Griffin took three consecutive sacks at one point — two at the end of the second quarter and one to open the third — and still showed difficulty in making decisive throws at times. (On one sack, by Vikings defensive end Brian Robinson in the third quarter, he held the ball for nearly five seconds before being brought down.)

It’ll be a work in progress for Griffin, which is to be expected, but his first foray in six weeks on Sunday wasn’t discouraging.

2. The Redskins’ defense isn’t so fearsome: A week after shutting down Tony Romo on “Monday Night Football” in Dallas, throwing blitz after blitz after blitz at a quarterback who has shown plenty of ability to beat them during his career, the Redskins’ defense wilted in the second half against a pedestrian Vikings offense.

Washington allowed Minnesota to gain only 146 yards in the first half, including 14 on the ground, but the Vikings were able to adjust. Rookie quarterback Teddy Bridgewater led Minnesota on scoring drives of 76 and 73 yards in the fourth quarter, and Bridgewater finished the game with 268 passing yards — the second-most he’s had in his five games as the Vikings’ starting quarterback.
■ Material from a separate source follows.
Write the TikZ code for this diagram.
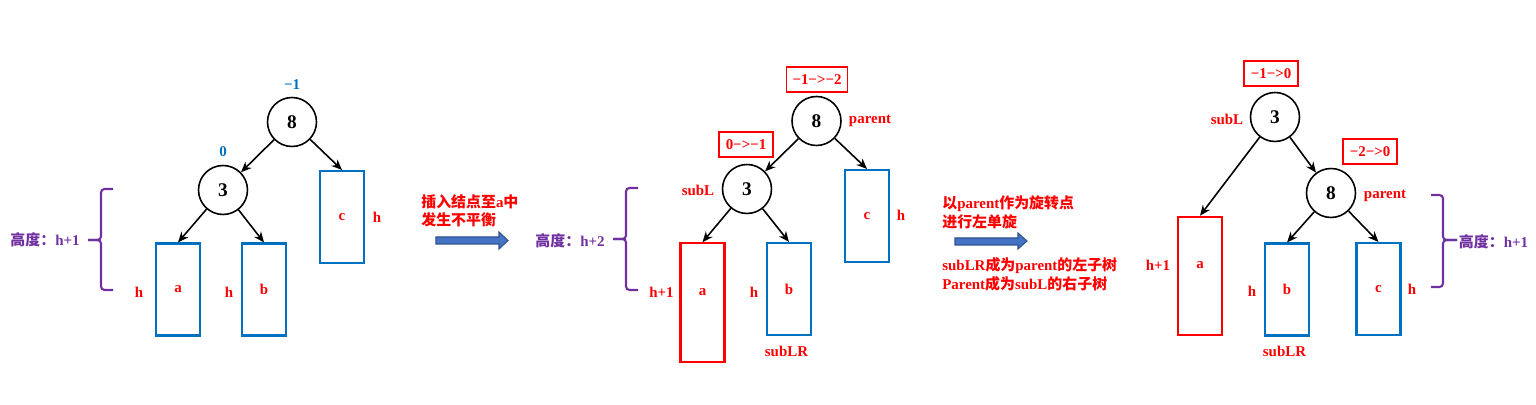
\documentclass[tikz,border=0pt]{standalone}
\usepackage{fontspec}
\setmainfont{Liberation Serif}
\newfontfamily\cjk{Noto Sans CJK SC}
\usetikzlibrary{arrows.meta}
\definecolor{boxblue}{RGB}{0,112,192}
\definecolor{hpurple}{RGB}{112,48,160}
\definecolor{pushfill}{RGB}{68,114,196}
\definecolor{pushline}{RGB}{47,82,143}
\tikzset{
  knot/.style    = {circle, draw, line width=0.9pt, minimum size=0.98cm, inner sep=0, font=\fontsize{11}{12}\selectfont\bfseries},
  sub/.style     = {rectangle, draw=boxblue, line width=1.2pt, minimum width=0.88cm, minimum height=1.84cm, inner sep=0, text=red, font=\fontsize{8.5}{10}\selectfont\bfseries},
  tallsub/.style = {sub, draw=red, minimum height=2.37cm},
  lbl/.style     = {text=red, inner sep=0, font=\fontsize{8.5}{10}\selectfont\bfseries},
  bf/.style      = {lbl, text=boxblue},
  chg/.style     = {lbl, draw=red, line width=0.7pt, minimum width=1.08cm, minimum height=0.5cm},
  ht/.style      = {lbl, text=hpurple},
  note/.style    = {lbl, anchor=west, align=left, font=\fontsize{8.5}{10.5}\selectfont\bfseries},
  edge/.style    = {line width=0.9pt, -{Stealth[length=6pt,width=5pt]}},
  hbrace/.style  = {draw=hpurple, line width=1.2pt, rounded corners=2pt},
  push/.style    = {draw=pushline, fill=pushfill, line width=0.6pt}
}

\begin{document}
\begin{tikzpicture}[x=0.02cm, y=-0.02cm]
  \useasboundingbox (0,0) rectangle (1536,405);

  % before insertion
  \node[knot] (p8) at (292,122) {8};     \node[bf] (p8b) at (292,85) {−1};
  \node[knot] (p3) at (223,190) {3};     \node[bf] (p3b) at (223,152) {0};
  \node[sub]  (pa) at (178,289.5) {a};   \node[lbl] (pah) at (139,292) {h};
  \node[sub]  (pb) at (264,289.5) {b};   \node[lbl] (pbh) at (229,292) {h};
  \node[sub]  (pc) at (342,217) {c};     \node[lbl] (pch) at (377,217) {h};
  \draw[edge] (p8) -- (p3);  \draw[edge] (p8) -- (pc.north);
  \draw[edge] (p3) -- (pa.north);  \draw[edge] (p3) -- (pb.north);
  \draw[hbrace] (113,189) -- (101,189) -- (101,240) -- (88,240);
  \draw[hbrace] (88,240) -- (101,240) -- (101,290) -- (113,290);
  \node[ht] (ph) at (45,240) {{\cjk 高度：}h+1};

  \node[note] (n1) at (421,211) {{\cjk 插入结点至}a{\cjk 中}\\{\cjk 发生不平衡}};
  \draw[push] (436,237) -- (499,237) -- (499,232) -- (508,240.5) -- (499,249) -- (499,244) -- (436,244) -- cycle;

  % after insertion
  \node[ht] (qh) at (570,241) {{\cjk 高度：}h+2};
  \draw[hbrace] (638,188) -- (626,188) -- (626,239) -- (613,239);
  \draw[hbrace] (613,239) -- (626,239) -- (626,290) -- (638,290);
  \node[knot] (q8) at (816.5,121) {8};   \node[lbl] (q8n) at (870,121) {parent};
  \node[chg, minimum width=1.22cm] (q8b) at (817,79.5) {−1−>−2};
  \node[knot] (q3) at (747,189) {3};     \node[lbl] (q3n) at (698,190) {subL};
  \node[chg] (q3b) at (746,144.5) {0−>−1};
  \node[tallsub, label={[lbl,yshift=0.21cm]center:a}] (qa) at (702.5,302.5) {};
  \node[lbl] (qah) at (661.5,292) {h+1};
  \node[sub]  (qb) at (789,289) {b};     \node[lbl] (qbh) at (754,292) {h};
  \node[lbl] (qbn) at (786.5,351) {subLR};
  \node[sub]  (qc) at (867,216) {c};     \node[lbl] (qch) at (901,215) {h};
  \draw[edge] (q8) -- (q3);  \draw[edge] (q8) -- (qc.north);
  \draw[edge] (q3) -- (qa.north);  \draw[edge] (q3) -- (qb.north);

  \node[note] (n2) at (942,212.5) {{\cjk 以}parent{\cjk 作为旋转点}\\{\cjk 进行左单旋}};
  \draw[push] (955,238) -- (1018,238) -- (1018,233) -- (1027,241) -- (1018,249) -- (1018,245) -- (955,245) -- cycle;
  \node[note] (n3) at (942,274.5) {subLR{\cjk 成为}parent{\cjk 的左子树}\\Parent{\cjk 成为}subL{\cjk 的右子树}};

  % after left rotation
  \node[knot] (r3) at (1275,117) {3};    \node[lbl] (r3n) at (1227,119) {subL};
  \node[chg] (r3b) at (1271,73.5) {−1−>0};
  \node[knot] (r8) at (1331,193) {8};    \node[lbl] (r8n) at (1385,196) {parent};
  \node[chg] (r8b) at (1370,151.5) {−2−>0};
  \node[tallsub, label={[lbl,yshift=0.22cm]center:a}] (ra) at (1200,276) {};
  \node[lbl] (rah) at (1158,265) {h+1};
  \node[sub]  (rb) at (1287,289.5) {b};  \node[lbl] (rbh) at (1252,291) {h};
  \node[lbl] (rbn) at (1284.5,351) {subLR};
  \node[sub]  (rc) at (1378.5,289) {c};  \node[lbl] (rch) at (1412,289) {h};
  \draw[edge] (r3) -- (ra.north);  \draw[edge] (r3) -- (r8);
  \draw[edge] (r8) -- (rb.north);  \draw[edge] (r8) -- (rc.north);
  \draw[hbrace] (1431,195) -- (1443,195) -- (1443,240) -- (1457,240);
  \draw[hbrace] (1457,240) -- (1443,240) -- (1443,287) -- (1431,287);
  \node[ht] (rh) at (1493.5,242) {{\cjk 高度：}h+1};
\end{tikzpicture}
\end{document}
Bridgewater started poorly, overthrowing Cordarelle Patterson on a play in the first quarter where the wide receiver also appeared to lose the ball in the sun, and then in the second quarter, where he missed Patterson far and Redskins cornerback David Amerson almost intercepted the pass. All told, he had 238 passing yards after the first quarter — and that’s a way for a defense to make a young player look like a star.

3. Pressure situations continue to be a problem: The Redskins have been consistently poor this season on third down, and while they converted six of their 13 attempts on Sunday, they were not able to finish drives in the red zone.

Kicker Kai Forbath made field goals of 36 and 26 yards against the Vikings after drives stalled at Minnesota’s 8- and 18-yard lines. The only red-zone situation in which the Redskins scored on Sunday came in the third quarter, when wide receiver DeSean Jackson caught a pass from Griffin that he extended 13 yards for a touchdown. Had either of those drives ending in field goals ended in a touchdown, the Redskins would not have had their two-game winning streak ended.